WHAT IS ASKED — All the data should be repeated exactly. Any image in it is left out.

DATA SHOWN —
-- start --
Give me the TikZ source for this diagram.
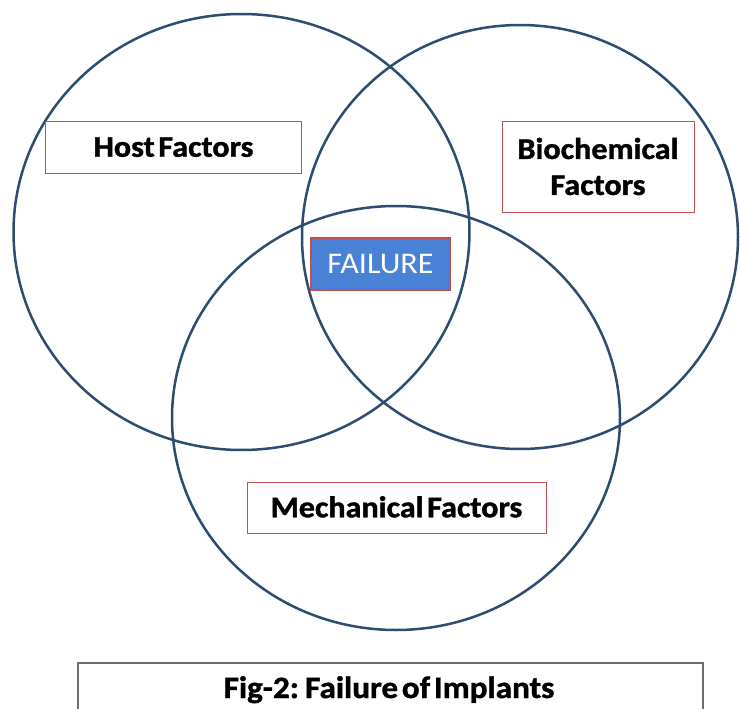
\documentclass[tikz,border=0pt]{standalone}
\usepackage{fontspec}
\setmainfont{Carlito}
\newfontfamily\heavyfont[FakeBold=1.3,WordSpace=0.5,FakeStretch=1.07]{Carlito}
\newfontfamily\widefont[FakeStretch=1.07]{Carlito}
\definecolor{ringcol}{HTML}{2D4C70}
\definecolor{boxred}{HTML}{C0504D}
\definecolor{failblue}{HTML}{4A82D6}
\definecolor{capgray}{HTML}{6E6E6E}
\begin{document}
\begin{tikzpicture}[x=1pt,y=-1pt,
  ring/.style={draw=ringcol,line width=2.5pt},
  factorbox/.style={draw=boxred,line width=0.9pt,fill=white,inner sep=0pt,
    font=\fontsize{30}{36}\heavyfont\bfseries,text height=19.5pt,text depth=0pt},
  failbox/.style={draw=boxred,line width=1.2pt,fill=failblue,text=white,inner sep=0pt,
    font=\fontsize{30}{36}\widefont,text height=19.5pt,text depth=0pt},
  captext/.style={inner sep=0pt,font=\fontsize{31}{36}\heavyfont\bfseries}]
\useasboundingbox (0,0) rectangle (740,709);
\clip (0,0) rectangle (740,709);
\fill[white] (0,0) rectangle (740,709);
% circles
\draw[ring] (241.5,232) ellipse [x radius=228pt, y radius=218pt];
\draw[ring] (520,237) ellipse [x radius=218pt, y radius=212pt];
\draw[ring] (396,418) ellipse [x radius=224pt, y radius=212pt];
% boxes
\node[factorbox,minimum width=256pt,minimum height=52pt] (host) at (173.5,147) {Host Factors};
\node[factorbox,minimum width=192pt,minimum height=91pt,align=center,text height=,text depth=] (bio) at (598,166.5) {Biochemical\\Factors};
\node[factorbox,minimum width=299pt,minimum height=51pt] (mech) at (396.5,507.5) {Mechanical Factors};
\node[failbox,minimum width=139pt,minimum height=52pt] (fail) at (380.5,264) {FAILURE};
% caption
\draw[capgray,line width=1.8pt] (78,720) -- (78,663) -- (703,663) -- (703,720);
\node[captext,anchor=base] (cap) at (389,698) {Fig-2: Failure of Implants};
\end{tikzpicture}
\end{document}
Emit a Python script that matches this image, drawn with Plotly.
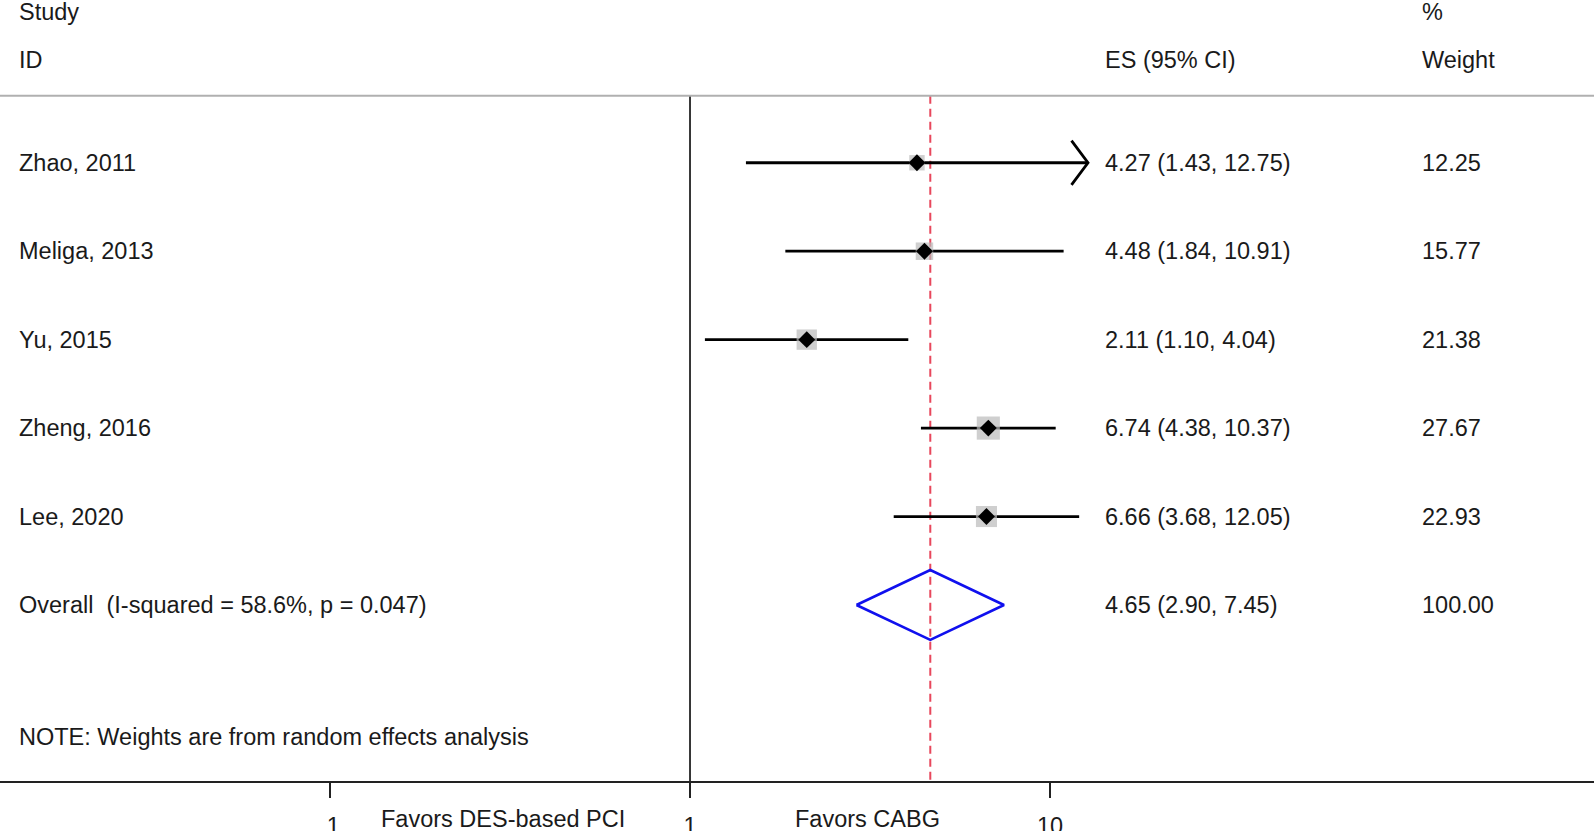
-- end --
ANSWER BELOW —
Give me the TikZ source for this diagram.
\documentclass[tikz,border=0pt]{standalone}
\usepackage{fontspec}
\setmainfont{Carlito}
\newfontfamily\heavyfont[FakeBold=1.3,WordSpace=0.5,FakeStretch=1.07]{Carlito}
\newfontfamily\widefont[FakeStretch=1.07]{Carlito}
\definecolor{ringcol}{HTML}{2D4C70}
\definecolor{boxred}{HTML}{C0504D}
\definecolor{failblue}{HTML}{4A82D6}
\definecolor{capgray}{HTML}{6E6E6E}
\begin{document}
\begin{tikzpicture}[x=1pt,y=-1pt,
  ring/.style={draw=ringcol,line width=2.5pt},
  factorbox/.style={draw=boxred,line width=0.9pt,fill=white,inner sep=0pt,
    font=\fontsize{30}{36}\heavyfont\bfseries,text height=19.5pt,text depth=0pt},
  failbox/.style={draw=boxred,line width=1.2pt,fill=failblue,text=white,inner sep=0pt,
    font=\fontsize{30}{36}\widefont,text height=19.5pt,text depth=0pt},
  captext/.style={inner sep=0pt,font=\fontsize{31}{36}\heavyfont\bfseries}]
\useasboundingbox (0,0) rectangle (740,709);
\clip (0,0) rectangle (740,709);
\fill[white] (0,0) rectangle (740,709);
% circles
\draw[ring] (241.5,232) ellipse [x radius=228pt, y radius=218pt];
\draw[ring] (520,237) ellipse [x radius=218pt, y radius=212pt];
\draw[ring] (396,418) ellipse [x radius=224pt, y radius=212pt];
% boxes
\node[factorbox,minimum width=256pt,minimum height=52pt] (host) at (173.5,147) {Host Factors};
\node[factorbox,minimum width=192pt,minimum height=91pt,align=center,text height=,text depth=] (bio) at (598,166.5) {Biochemical\\Factors};
\node[factorbox,minimum width=299pt,minimum height=51pt] (mech) at (396.5,507.5) {Mechanical Factors};
\node[failbox,minimum width=139pt,minimum height=52pt] (fail) at (380.5,264) {FAILURE};
% caption
\draw[capgray,line width=1.8pt] (78,720) -- (78,663) -- (703,663) -- (703,720);
\node[captext,anchor=base] (cap) at (389,698) {Fig-2: Failure of Implants};
\end{tikzpicture}
\end{document}
Emit a Python script that matches this image, drawn with Plotly.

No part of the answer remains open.